Israel Gets Ready for ‘Carmen at Masada’ , The Most Complicated Production Ever to Be Staged in the Country
On Thursday, June 7, the third Israeli Opera Festival at Masada Dead Sea will open with the premier of Carmen, the first of five open air performances taking place at the lowest place on earth. (June 7, 9, 10, 11 and 12). Carmen, a four act opera blending dialogue and operatic arias, is one of the most celebrated of Georges Bizet’s operas and one of the most popular operas of all time.
Renowned Israeli opera conductor Daniel Oren will lead a cast of hundreds in a spectacular production of Bizet’s Carmen, performed in a specially-created opera village built on the desert floor and set against the backdrop of the historic site of Masada, Herod’s fortress at the Dead Sea. The festival will feature internationally-acclaimed performers, with mezzo soprano Nancy Fabiola Herrera playing Carmen; tenor Marco Berti playing Don Jose; soprano Maria Agresta playing Micaela and baritone Marcin Bronikowski playing Escamillo. Carmen will be directed by Giancarlo del Monaco- Zukerman and set design is by William Orlandi. This year, the festival will feature a special concert on June 8 (22:00) by the Idan Raichel Project, featuring acclaimed international musical guest performers, Martha Gomez (Colombia), Andreas Scholl (Germany) and Mamadou Diabate (Mali).

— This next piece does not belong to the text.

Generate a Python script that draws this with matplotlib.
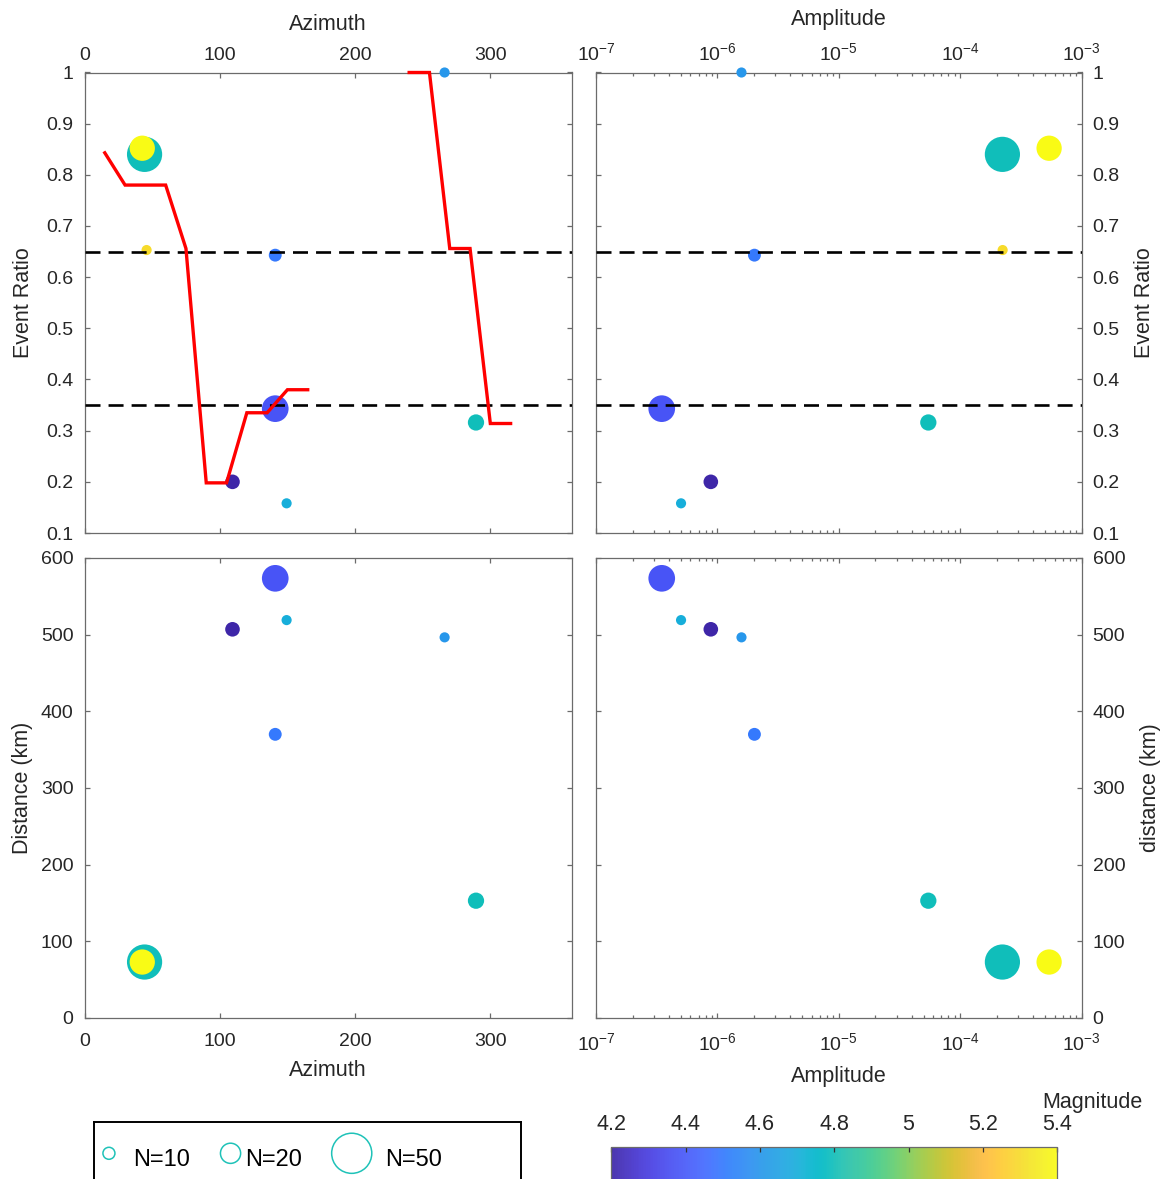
import numpy as np
import matplotlib
matplotlib.use("Agg")
import matplotlib.pyplot as plt
from matplotlib.colors import LinearSegmentedColormap, Normalize
from matplotlib.ticker import FixedLocator, FuncFormatter, LogLocator, LogFormatterSciNotation, NullFormatter

plt.rcParams["font.family"] = ["Liberation Sans", "DejaVu Sans"]
plt.rcParams["mathtext.fontset"] = "custom"
plt.rcParams["mathtext.rm"] = "Liberation Sans"
plt.rcParams["mathtext.it"] = "Liberation Sans:italic"
plt.rcParams["lines.scale_dashes"] = False

# ---- event catalogue -------------------------------------------------------
azimuth   = [45.9, 44.4, 42.7, 141.0, 141.0, 109.4, 149.4, 266.2, 289.4]
ratio     = [0.653, 0.840, 0.852, 0.643, 0.343, 0.200, 0.158, 1.000, 0.316]
amplitude = [2.24e-4, 2.23e-4, 5.41e-4, 2.02e-6, 3.48e-7, 8.83e-7, 5.02e-7, 1.58e-6, 5.47e-5]
distance  = [73, 73, 73, 370, 573.5, 507, 519, 496.5, 153]
magnitude = [5.3, 4.8, 5.4, 4.5, 4.38, 4.2, 4.7, 4.6, 4.8]
n_events  = [8, 42, 27, 11, 29, 13, 8, 8, 15]

# ratio averaged in 15-degree azimuth bins (no data between 180 and 225)
bin_azimuth = [15, 30, 45, 60, 75, 90, 105, 120, 135, 150, 165,
               180, 195, 210, 225, 240, 255, 270, 285, 300, 315]
bin_ratio   = [0.843, 0.78, 0.78, 0.78, 0.656, 0.198, 0.198, 0.335, 0.335, 0.38, 0.38,
               np.nan, np.nan, np.nan, np.nan, 1.0, 1.0, 0.656, 0.656, 0.314, 0.314]

thresholds    = [0.35, 0.65]
legend_counts = [10, 20, 50]
mag_ticks     = [4.2, 4.4, 4.6, 4.8, 5.0, 5.2, 5.4]

# ---- parula colour map ------------------------------------------------------
parula_rgb = [
    (0.2422, 0.1504, 0.6603), (0.2504, 0.1650, 0.7076), (0.2578, 0.1818, 0.7511), (0.2647, 0.1978, 0.7952),
    (0.2706, 0.2147, 0.8364), (0.2751, 0.2342, 0.8710), (0.2783, 0.2559, 0.8991), (0.2803, 0.2782, 0.9221),
    (0.2813, 0.3006, 0.9414), (0.2810, 0.3228, 0.9579), (0.2795, 0.3447, 0.9717), (0.2760, 0.3667, 0.9829),
    (0.2699, 0.3892, 0.9906), (0.2602, 0.4123, 0.9952), (0.2440, 0.4358, 0.9988), (0.2206, 0.4603, 0.9973),
    (0.1963, 0.4847, 0.9892), (0.1834, 0.5074, 0.9798), (0.1786, 0.5289, 0.9682), (0.1764, 0.5499, 0.9520),
    (0.1687, 0.5703, 0.9359), (0.1540, 0.5902, 0.9218), (0.1460, 0.6091, 0.9079), (0.1380, 0.6276, 0.8973),
    (0.1248, 0.6459, 0.8883), (0.1113, 0.6635, 0.8763), (0.0952, 0.6798, 0.8598), (0.0689, 0.6948, 0.8394),
    (0.0297, 0.7082, 0.8163), (0.0036, 0.7203, 0.7917), (0.0067, 0.7312, 0.7660), (0.0433, 0.7411, 0.7394),
    (0.0964, 0.7500, 0.7120), (0.1408, 0.7584, 0.6842), (0.1717, 0.7670, 0.6554), (0.1938, 0.7758, 0.6251),
    (0.2161, 0.7843, 0.5923), (0.2470, 0.7918, 0.5567), (0.2906, 0.7973, 0.5188), (0.3406, 0.8008, 0.4789),
    (0.3909, 0.8029, 0.4354), (0.4456, 0.8024, 0.3909), (0.5044, 0.7993, 0.3480), (0.5616, 0.7942, 0.3045),
    (0.6174, 0.7876, 0.2612), (0.6720, 0.7793, 0.2227), (0.7242, 0.7698, 0.1910), (0.7738, 0.7598, 0.1646),
    (0.8203, 0.7498, 0.1535), (0.8634, 0.7406, 0.1596), (0.9035, 0.7330, 0.1774), (0.9393, 0.7288, 0.2100),
    (0.9728, 0.7298, 0.2394), (0.9956, 0.7434, 0.2371), (0.9970, 0.7659, 0.2199), (0.9952, 0.7893, 0.2028),
    (0.9892, 0.8136, 0.1885), (0.9786, 0.8386, 0.1766), (0.9676, 0.8639, 0.1643), (0.9610, 0.8890, 0.1537),
    (0.9597, 0.9135, 0.1423), (0.9628, 0.9373, 0.1265), (0.9691, 0.9606, 0.1064), (0.9769, 0.9839, 0.0805),
]
parula = LinearSegmentedColormap.from_list("parula", parula_rgb, N=256)
norm = Normalize(vmin=4.2, vmax=5.4)

# ---- figure layout (pixel boxes) ---------------------------------------------
W, H, DPI = 1166, 1179, 100
fig = plt.figure(figsize=(W / DPI, H / DPI), dpi=DPI)


def box(left, top, right, bottom):
    return [left / W, 1 - bottom / H, (right - left) / W, (bottom - top) / H]


AX_GRAY = "#6b6b6b"
TXT = "#262626"
TICK_FS = 14
LABEL_FS = 15.5


def marker_area(n):
    # marker radius grows as N**0.75 (6 px for N=10)
    r_px = 6.0 * (np.asarray(n, dtype=float) / 10.0) ** 0.75
    return (2 * r_px * 72.0 / DPI) ** 2


def style(ax):
    for sp in ax.spines.values():
        sp.set_color(AX_GRAY)
        sp.set_linewidth(0.9)
    ax.tick_params(which="both", direction="in", top=True, bottom=True, left=True, right=True,
                   color=AX_GRAY, labelcolor=TXT, labelsize=TICK_FS, width=0.9, pad=8)
    ax.tick_params(axis="x", which="both", pad=10.5)
    ax.tick_params(which="major", length=3.8)
    ax.tick_params(which="minor", length=2.4)


plain = FuncFormatter(lambda v, _: f"{v:g}")

ax_ar = fig.add_axes(box(84.5, 72.5, 571.5, 533))
ax_mr = fig.add_axes(box(596, 72.5, 1081.5, 533))
ax_ad = fig.add_axes(box(84.5, 558, 571.5, 1018))
ax_md = fig.add_axes(box(596, 558, 1081.5, 1018))

sizes = marker_area(n_events)
panels = [(ax_ar, azimuth, ratio), (ax_mr, amplitude, ratio),
          (ax_ad, azimuth, distance), (ax_md, amplitude, distance)]
for ax, xs, ys in panels:
    style(ax)
    ax.scatter(xs, ys, s=sizes, c=magnitude, cmap=parula, norm=norm, linewidths=0,
               zorder=3, clip_on=False)

# thresholds on the ratio panels
for ax in (ax_ar, ax_mr):
    for t in thresholds:
        ax.axhline(t, color="black", lw=1.9, dashes=(10.8, 5.8), zorder=4)

ax_ar.plot(bin_azimuth, bin_ratio, color="red", lw=2.4, zorder=5,
           solid_joinstyle="miter", clip_on=False)

# azimuth axes
for ax in (ax_ar, ax_ad):
    ax.set_xlim(0, 360)
    ax.xaxis.set_major_locator(FixedLocator([0, 100, 200, 300]))
    ax.xaxis.set_major_formatter(plain)

# amplitude axes
for ax in (ax_mr, ax_md):
    ax.set_xscale("log")
    ax.set_xlim(1e-7, 1e-3)
    ax.xaxis.set_major_locator(LogLocator(base=10, numticks=10))
    ax.xaxis.set_minor_locator(LogLocator(base=10, subs=np.arange(2, 10), numticks=100))
    ax.xaxis.set_major_formatter(LogFormatterSciNotation())
    ax.xaxis.set_minor_formatter(NullFormatter())

for ax in (ax_ar, ax_mr):
    ax.set_ylim(0.1, 1)
    ax.yaxis.set_major_locator(FixedLocator(np.round(np.arange(0.1, 1.01, 0.1), 1)))
    ax.yaxis.set_major_formatter(plain)
    ax.tick_params(axis="x", which="both", labeltop=True, labelbottom=False, pad=6)
    ax.xaxis.set_label_position("top")

for ax in (ax_ad, ax_md):
    ax.set_ylim(0, 600)
    ax.yaxis.set_major_locator(FixedLocator([0, 100, 200, 300, 400, 500, 600]))
    ax.yaxis.set_major_formatter(plain)

for ax in (ax_mr, ax_md):
    ax.tick_params(axis="y", labelright=True, labelleft=False)
    ax.yaxis.set_label_position("right")

# axis titles
ax_ar.set_xlabel("Azimuth", fontsize=LABEL_FS, color=TXT)
ax_ar.xaxis.set_label_coords(0.5, 1.093)
ax_mr.set_xlabel("Amplitude", fontsize=LABEL_FS, color=TXT)
ax_mr.xaxis.set_label_coords(0.5, 1.103)
ax_ad.set_xlabel("Azimuth", fontsize=LABEL_FS, color=TXT)
ax_ad.xaxis.set_label_coords(0.5, -0.092)
ax_md.set_xlabel("Amplitude", fontsize=LABEL_FS, color=TXT)
ax_md.xaxis.set_label_coords(0.5, -0.105)

ax_ar.set_ylabel("Event Ratio", fontsize=LABEL_FS, color=TXT)
ax_ar.yaxis.set_label_coords(-0.103, 0.5)
ax_mr.set_ylabel("Event Ratio", fontsize=LABEL_FS, color=TXT)
ax_mr.yaxis.set_label_coords(1.109, 0.5)
ax_ad.set_ylabel("Distance (km)", fontsize=LABEL_FS, color=TXT)
ax_ad.yaxis.set_label_coords(-0.106, 0.5)
ax_md.set_ylabel("distance (km)", fontsize=LABEL_FS, color=TXT)
ax_md.yaxis.set_label_coords(1.12, 0.5)

# ---- magnitude colour bar -------------------------------------------------------
cax = fig.add_axes(box(611.4, 1146.6, 1057.2, 1190))
sm = plt.cm.ScalarMappable(norm=norm, cmap=parula)
cb = fig.colorbar(sm, cax=cax, orientation="horizontal", ticks=mag_ticks, alpha=0.92)
cax.xaxis.set_ticks_position("top")
cax.xaxis.set_label_position("top")
cax.xaxis.set_major_formatter(plain)
cb.outline.set_edgecolor(AX_GRAY)
cb.outline.set_linewidth(0.9)
cax.tick_params(axis="x", direction="in", length=3.8, width=0.9, color="#333333",
                labelcolor=TXT, labelsize=15.5, pad=8)
cb.set_label("Magnitude", fontsize=LABEL_FS, color=TXT)
cax.xaxis.set_label_coords(1.078, 1.9)

# ---- marker-size key ------------------------------------------------------------
lax = fig.add_axes(box(94, 1121.7, 520.7, 1195))
lax.set_xlim(0, 1)
lax.set_ylim(0, 1)
lax.set_xticks([])
lax.set_yticks([])
for sp in lax.spines.values():
    sp.set_color("black")
    sp.set_linewidth(1.4)
key_marker_x = [0.035, 0.320, 0.604]
key_text_x = [0.091, 0.355, 0.682]
for n, mx, tx in zip(legend_counts, key_marker_x, key_text_x):
    lax.scatter([mx], [0.569], s=marker_area([n]), facecolors="none",
                edgecolors="#1fc2b8", linewidths=1.1, clip_on=False)
    lax.text(tx, 0.396, f"N={n}", fontsize=17, color="black", va="baseline", ha="left")

fig.savefig("out.png", dpi=DPI)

The Israeli Opera Festival Masada Dead Sea will feature five full performances of Carmen in what will be the largest and most complicated production ever to be staged in Israel. This huge opera operation, which employs more than 2,500 people and will see more than 400 singers and performers on stage, has firmly established itself on the international summer opera festival scene, attracting ‘cultural tourists’ who travel the world in search of international-standard operas, performed in the open air and enhanced by their unique natural or historical surroundings. The setting at Masada is particularly powerful, lending an added dimension to the grandiose production, with the desert wind, the clear night sky at the lowest point on earth, and the Roman fortress/mountain as the illuminated backdrop.